Usted está aquí: miércoles 20 de abril de 2005 Opinión El retroceso de la Iglesia

Editorial

El retroceso de la Iglesia

A contrapelo de las esperanzas de renovación y cambio que albergaban muchos fieles católicos, el cónclave cardenalicio reunido desde anteayer en Roma decidió algo peor que mantener a la Iglesia anclada en el conservadurismo: llevarla a una regresión de décadas o de siglos, y entregó el trono papal al cardenal alemán Joseph Ratzinger, quien hasta la muerte de Karol Wojtyla se desempeñó como guardián de la ortodoxia, brazo represor del Vaticano ante cualquier disenso teológico o pastoral y cara hostil de Roma frente a otros cultos, tanto cristianos como no cristianos.

Ratzinger, quien desde ayer es conocido con el nombre de Benedicto XVI, no deja mucho lugar a interrogantes sobre su papado. Su trayectoria de inquisidor permite prefigurar una gestión autoritaria, dogmática e intolerante y un dominio férreo y centralizado de las estructuras jerárquicas del catolicismo mundial. Su participación fue crucial en la ofensiva contra la teología de la liberación, que pretendió ser una alternativa social y moderna para el catolicismo latinoamericano.

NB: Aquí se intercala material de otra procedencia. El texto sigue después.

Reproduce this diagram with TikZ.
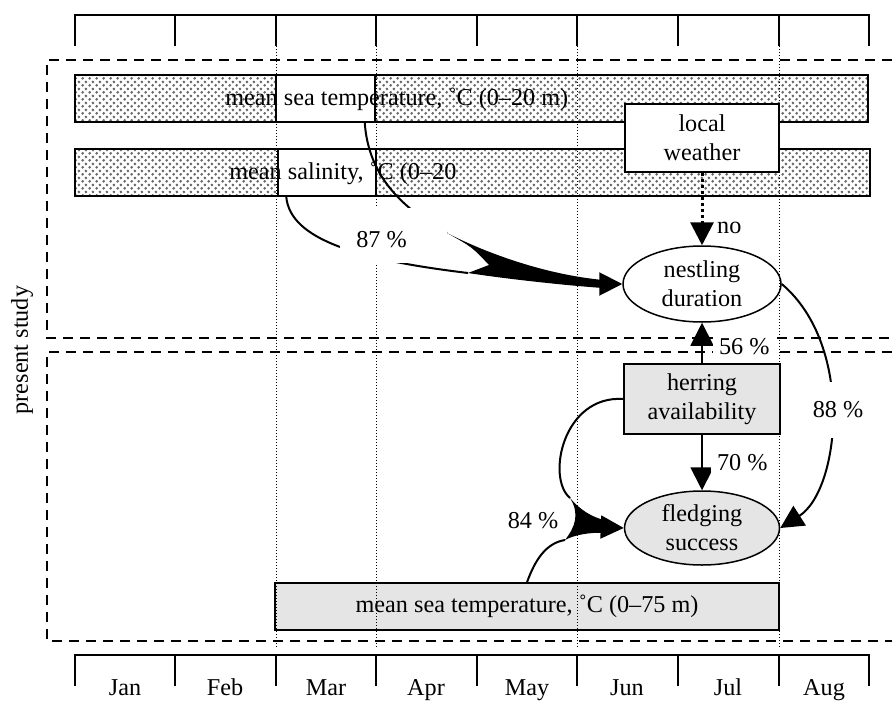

Los principales exponentes de esa corriente ­Leonardo Boff, Gustavo Gutiérrez, Samuel Ruiz, Joaquín Casaldáliga, Ignacio Ellacuría, Ernesto Cardenal, entre muchos otros­, por no hablar de teólogos heterodoxos europeos como Hans Küng, fueron sistemáticamente hostilizados, silenciados y castigados, en una ofensiva coordinada desde Roma precisamente por Ratzinger.

En el ámbito eclesiástico, el ahora papa cerró toda posibilidad de cambios que son vistos como necesarios por creyentes, por sacerdotes y hasta por algunos obispos, arzobispos y cardenales, como la ordenación de mujeres, el fin del celibato obligatorio, el fin del romanocentrismo y la mayor autonomía para las conferencias episcopales.

En el terreno moral, Ratzinger paralizó a la Iglesia católica en su rechazo a cualquier expresión de diversidad sexual y al divorcio; además reforzó las posturas condenatorias a la fecundación artificial, los anticonceptivos, el condón como instrumento de prevención del sida y el aborto en todas sus circunstancias.

En suma, el primer papa elegido en este milenio fue el artífice de la destrucción del legado del Concilio Vaticano II (1962-1965), en el cual se realizó un serio intento por colocar a la Iglesia católica en las realidades humanas y mundiales del siglo XX.

Podría pensarse que Ratzinger se limitó a acatar las órdenes de Juan Pablo II y a esperar su oportunidad, pero el hecho es que ejerció su trabajo de represor con un inocultable sello personal de entusiasmo y convicción. No hay motivo, en consecuencia, para llamarse a engaño sobre lo que el futuro próximo depara a los católicos y a su Iglesia.

Tan alarmante o más que la llegada de Benedicto XVI al trono de Pedro es la docilidad con que los integrantes del Colegio Cardenalicio se plegaron a las beligerantes directrices formuladas por el todavía cardenal Ratzinger en la misa inaugural del cónclave. En su homilía de anteayer, en efecto, el religioso alemán llamó a los electores a guiarse no por actitudes de diálogo y encuentro con el mundo, sino por el designio de enfrentar cualquier ideología que no concuerde con la ortodoxia católica. Tampoco es pertinente, entonces, hacerse ilusiones vanas: el conservadurismo, el dogmatismo y el autoritarismo gozan de consenso entre los cardenales, y la consecuencia lógica es que escogieron como nuevo papa a un hombre de convicciones inquisitoriales.

Pero la mala nueva no es motivo de consternación nada más para muchos católicos. Todo indica que en los años próximos la Iglesia católica, como protagonista destacada del tablero mundial, acentuará su inclinación a las alianzas con el poder, la autoridad, la reacción y la intransigencia, y dejará de lado la vocación de diálogo y de encuentro, las posturas ecuménicas, el papel de promotora de paz y entendimiento entre individuos y entre países.